Seules les bêtes – Puzzle narratif

Révélé en 2000 par Harry, un ami qui vous veut du bien, Dominik Moll a depuis réalisé des longs métrages et des séries de qualité variable sans qu’aucune de ces réalisations n’atteignent la qualité de son opus de 2000. Son nouveau film, Seules les bêtes, est indéniablement plus abouti que ses prédécesseurs sans pour autant atteindre la qualité de Harry, un ami qui vous veut du bien à cause, peut-être, d’une durée ramenée aux deux heures « contractuelles ». Le plus grand attrait de Seules les bêtes réside dans sa construction très maîtrisée autour d’une narration dont les segments successifs sont articulés autour d’un personnage central propre à chaque chapitre.

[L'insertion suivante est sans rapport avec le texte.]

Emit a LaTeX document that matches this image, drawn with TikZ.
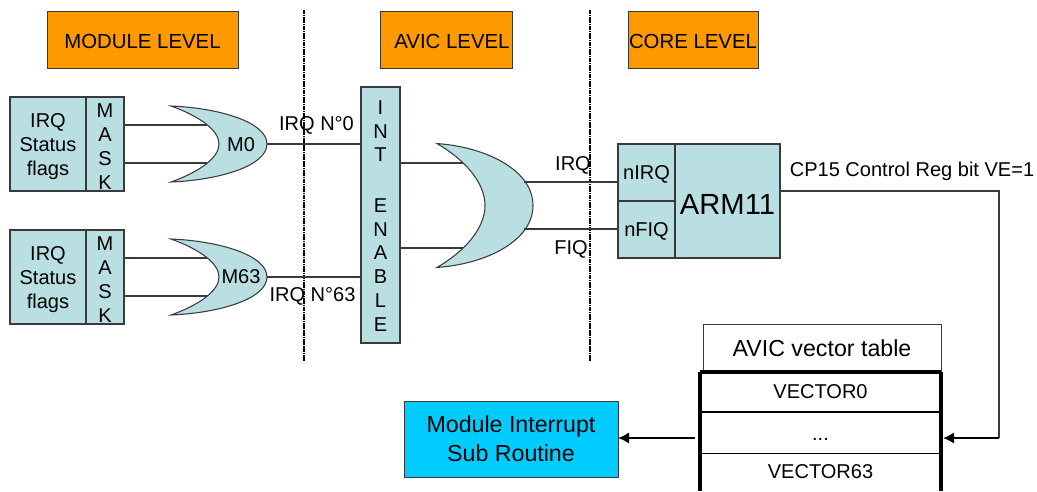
\documentclass[tikz,border=0pt]{standalone}
\usepackage{fontspec}
\setmainfont{Liberation Sans}
\usepackage{xcolor}
\usetikzlibrary{arrows.meta}
\usetikzlibrary{positioning}
\definecolor{tealfill}{HTML}{B9DFE3}
\definecolor{levelfill}{HTML}{FF9900}
\definecolor{routinefill}{HTML}{00CCFF}
\definecolor{edgegray}{HTML}{3A3A3A}
\newcommand{\txt}{\fontsize{11.4}{13.6}\selectfont}
\newcommand{\txtb}{\fontsize{13.2}{16.6}\selectfont}
\newcommand{\lowr}{\rule{0pt}{11pt}}
\tikzset{
    box/.style={draw=edgegray, line width=0.7pt, fill=tealfill, inner sep=0pt, outer sep=0pt, align=center, font=\txt},
    levelbox/.style={draw=edgegray, line width=0.4pt, fill=levelfill, inner sep=0pt, minimum height=57*0.02cm, text height=10pt, text depth=0pt, font=\fontsize{11.6}{13.6}\selectfont},
    wire/.style={draw=edgegray, line width=0.7pt},
    divider/.style={line width=1.2pt, dash pattern=on 1pt off 0.3pt},
    bigarrow/.style={line width=1.4pt, -{Latex[length=2.2mm,width=2.3mm]}},
    orgate/.pic={
        \draw[draw=edgegray, line width=0.6pt, fill=tealfill] (-48,-38) .. controls (0,-36) and (48,-22) .. (48,0)
            .. controls (48,22) and (0,36) .. (-48,38)
            .. controls (-20,28) and (0,14) .. (0,0)
            .. controls (0,-14) and (-20,-28) .. (-48,-38) -- cycle;
    }
}
\begin{document}
\begin{tikzpicture}[x=0.02cm, y=-0.02cm]
        \useasboundingbox (0,0) rectangle (1037,491);
        % level headers
        \node[levelbox, minimum width=191*0.02cm] (levelmodule) at (142.5,39.5) {MODULE LEVEL};
        \node[levelbox, minimum width=132*0.02cm] (levelavic) at (446,39.5) {\hspace{6.8pt}AVIC LEVEL};
        \node[levelbox, minimum width=130*0.02cm] (levelcore) at (693,39.5) {CORE LEVEL};
        % dividers
        \coordinate (d1top) at (304,10);
        \coordinate (d1bot) at (304,361);
        \coordinate (d2top) at (590,10);
        \coordinate (d2bot) at (590,361);
        \draw[divider] (d1top) -- (d1bot);
        \draw[divider] (d2top) -- (d2bot);
        % module level
        \node[box, minimum width=76*0.02cm, minimum height=94*0.02cm] (status0) at (48,144) {\lowr IRQ\\Status\\flags};
        \node[box, minimum width=38*0.02cm, minimum height=94*0.02cm] (mask0) at (105,144) {\lowr M\\A\\S\\K};
        \node[box, minimum width=76*0.02cm, minimum height=94*0.02cm] (status63) at (48,277) {\lowr IRQ\\Status\\flags};
        \node[box, minimum width=38*0.02cm, minimum height=94*0.02cm] (mask63) at (105,277) {\lowr M\\A\\S\\K};
        \coordinate (in0a) at (215,125);
        \coordinate (in0b) at (215,163);
        \coordinate (in63a) at (215,258);
        \coordinate (in63b) at (215,296);
        \draw[wire] (mask0.east |- in0a) -- (in0a);
        \draw[wire] (mask0.east |- in0b) -- (in0b);
        \draw[wire] (mask63.east |- in63a) -- (in63a);
        \draw[wire] (mask63.east |- in63b) -- (in63b);
        \pic at (219,144) {orgate};
        \pic at (219,277) {orgate};
        \node[font=\txt, inner sep=0pt] (m0) at (241,145) {M0};
        \node[font=\txt, inner sep=0pt] (m63) at (241,277) {M63};
        \coordinate (out0) at (267,144);
        \coordinate (out63) at (267,277);
        % avic level
        \node[box, minimum width=39*0.02cm, minimum height=256*0.02cm] (intenable) at (380.5,215) {\rule{0pt}{9pt}I\\N\\T\\[15pt]E\\N\\A\\B\\L\\E};
        \draw[wire] (out0) -- (intenable.west |- out0);
        \draw[wire] (out63) -- (intenable.west |- out63);
        \node[font=\txt, inner sep=0pt] (labelirq0) at (316.5,125) {IRQ N°0};
        \node[font=\txt, inner sep=0pt] (labelirq63) at (312.5,296) {IRQ N°63};
        \coordinate (ina) at (470,163);
        \coordinate (inb) at (470,248);
        \draw[wire] (intenable.east |- ina) -- (ina);
        \draw[wire] (intenable.east |- inb) -- (inb);
        \pic[transform shape, yscale=1.63] at (485,205.5) {orgate};
        % core level
        \node[box, minimum width=57*0.02cm, minimum height=57*0.02cm, text height=8.2pt, text depth=0pt] (nirq) at (646.5,172.5) {nIRQ};
        \node[box, minimum width=57*0.02cm, minimum height=57*0.02cm, text height=8.2pt, text depth=0pt] (nfiq) at (646.5,229.5) {nFIQ};
        \node[box, minimum width=105*0.02cm, minimum height=114*0.02cm, text height=15pt, text depth=0pt, font=\fontsize{16.6}{18}\selectfont] (arm) at (727.5,201) {ARM11};
        \coordinate (outa) at (524,182);
        \coordinate (outb) at (524,229);
        \draw[wire] (outa) -- (nirq.west |- outa);
        \draw[wire] (outb) -- (nfiq.west |- outb);
        \node[font=\txt, inner sep=0pt] (labelirq) at (573,165) {IRQ};
        \node[font=\txt, inner sep=0pt] (labelfiq) at (571,249) {FIQ};
        \node[font=\txt, inner sep=0pt] (labelcp) at (912,171) {CP15 Control Reg bit VE=1};
        % vector table
        \node[draw=edgegray, line width=0.4pt, minimum width=238*0.02cm, minimum height=48*0.02cm, inner sep=0pt, font=\txtb] (title) at (822,348) {AVIC vector table};
        \node[minimum width=241*0.02cm, minimum height=40*0.02cm, inner sep=0pt, outer sep=0pt, font=\txt] (vec0) at (820.5,392) {VECTOR0};
        \node[minimum width=241*0.02cm, minimum height=41*0.02cm, inner sep=0pt, outer sep=0pt, font=\txt, text height=9pt, text depth=0pt] (vecdots) at (820.5,433) {...};
        \node[minimum width=241*0.02cm, minimum height=38*0.02cm, inner sep=0pt, outer sep=0pt, font=\txt] (vec63) at (820.5,472) {VECTOR63};
        \draw[line width=1.8pt] (vec0.north west) -- (vec0.north east);
        \draw[line width=1.8pt] (vec0.north west) -- (vec63.south west);
        \draw[line width=1.8pt] (vec0.north east) -- (vec63.south east);
        \draw[line width=1pt] (vec0.south west) -- (vec0.south east);
        \draw[line width=0.8pt] (vecdots.south west) -- (vecdots.south east);
        % routine and arrows
        \node[draw=edgegray, line width=0.4pt, fill=routinefill, minimum width=214*0.02cm, minimum height=76*0.02cm, inner sep=0pt, outer sep=0pt, align=center, font=\txtb] (routine) at (511,439) {Module Interrupt\\Sub Routine};
        \coordinate (cpa) at (780,191);
        \coordinate (cpb) at (999,191);
        \coordinate (cpc) at (999,438);
        \coordinate (vecin) at (943,438);
        \coordinate (vecout) at (695,438);
        \draw[wire] (cpa) -- (cpb) -- (cpc);
        \draw[bigarrow] (cpc) -- (vecin);
        \draw[bigarrow] (vecout) -- (routine.east |- vecout);
    \end{tikzpicture}
\end{document}
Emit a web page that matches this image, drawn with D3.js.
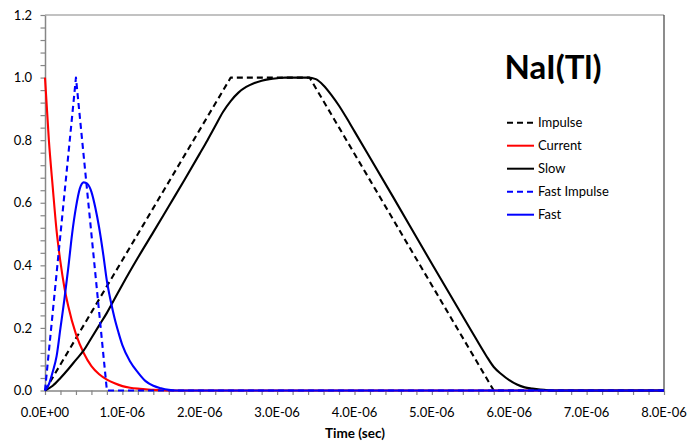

Une femme disparaît. Le lendemain d’une tempête de neige, sa voiture est retrouvée sur une route qui monte vers le plateau où subsistent quelques fermes isolées. Alors que les gendarmes n’ont aucune piste, cinq personnes se savent liées à cette disparition. Chacune a son secret, mais personne ne se doute que cette histoire a commencé́ loin de cette montagne balayée par les vents d’hiver, sur un autre continent où le soleil brûle, et où la pauvreté́ n’empêche pas le désir de dicter sa loi.

Avec l’aide de son fidèle scénariste Gilles Marchand, Dominik Moll adapte au grand écran le roman éponyme de Colin Niel. Le procédé de narration du livre est conservé : chaque chapitre est construit autour d’un personnage principal qui lui est propre. Tous les personnages principaux ne disposent cependant pas d’un segment dédié dans Seules les bêtes, version film. Les coupes réalisées pour aboutir à un film d’une durée légèrement inférieure à deux heures ont repoussé quelques protagonistes principaux au second rang et contribuent à déséquilibrer un peu le récit. Nul doute que les trois heures de la première version montée du film réservaient un chapitre à chaque personnage.

L’exercice de style porté sur la narration est tout à fait remarquable. Chaque segment du film vient éclairer d’une lumière nouvelle son protagoniste central. Chacun permet de lever progressivement les zones d’ombre venues épaissir un mystère brillamment entretenu sur le meurtre d’Évelyne (Valeria Bruni Tedeschi) dont le responsable et les mobiles restent à découvrir. Tout est ici affaire d’un savant équilibre entre ce qui est dit et ce qui ne l’est pas, entre ce qui est filmé et ce qui est caché (hors champ ou ellipse).

Soulignons aussi la direction d’acteurs de Moll qui parvient à obtenir le meilleur de chacun de ses comédiens masculins – Denis Ménochet, Damien Bonnard – ou féminins – Valeria Bruni Tedeschi, Laure Calamy et Nadia Tereskiewicz. Cette dernière a d’ailleurs été récompensée du prix de la meilleure actrice au festival de Tokyo 2019 alors que le réalisateur y remportait le prix du public.

Pour Moll, Seules les bêtes marque un retour gagnant à son genre de prédilection qui l’a fait connaître en 2000, à savoir une chronique empruntant ses principaux attributs au thriller d’ambiance. Il en résulte un vrai film de genre porté par un scénario virtuose parfaitement tenu. Le récit propose autant de points de vue que de protagonistes. Entre les Causses aveyronnais enneigés et Abidjan, les destins individuels se croisent et s’entremêlent pour certains. Cette sophistication de la narration joue parfois en défaveur de la caractérisation de certains personnages.

En définitive, Moll et Marchand mettent en œuvre une narration sophistiquée mais nullement alambiquée. Le récit non strictement chronologique crée du suspense et produit des ellipses promises à être comblées tôt ou tard. L’habile mécanique scénaristique génère des retournements souvent imprévisibles. Dès lors, Seules les bêtes détonne dans le paysage des thrillers français pas son inventivité et sa scrupuleuse originalité.

2 réflexions sur “Seules les bêtes – Puzzle narratif

    • Peu de bruit fait autour de ce film qui mérite pourtant d’être mis en avant. Il y a une proposition très intéressante faite sur la narration. Elle est cependant un peu affaiblie par la contrainte de livrer un film d’une durée de 2 heures maximum. Il sera intéressant de voir si Seules les bêtes sortira en DVD/BR/VOD en version « longue » (le 1er montage du film fait 3 heures).
      Je t’encourage à aller le voir au cinéma. Il faut soutenir ce type de projet cinématographique.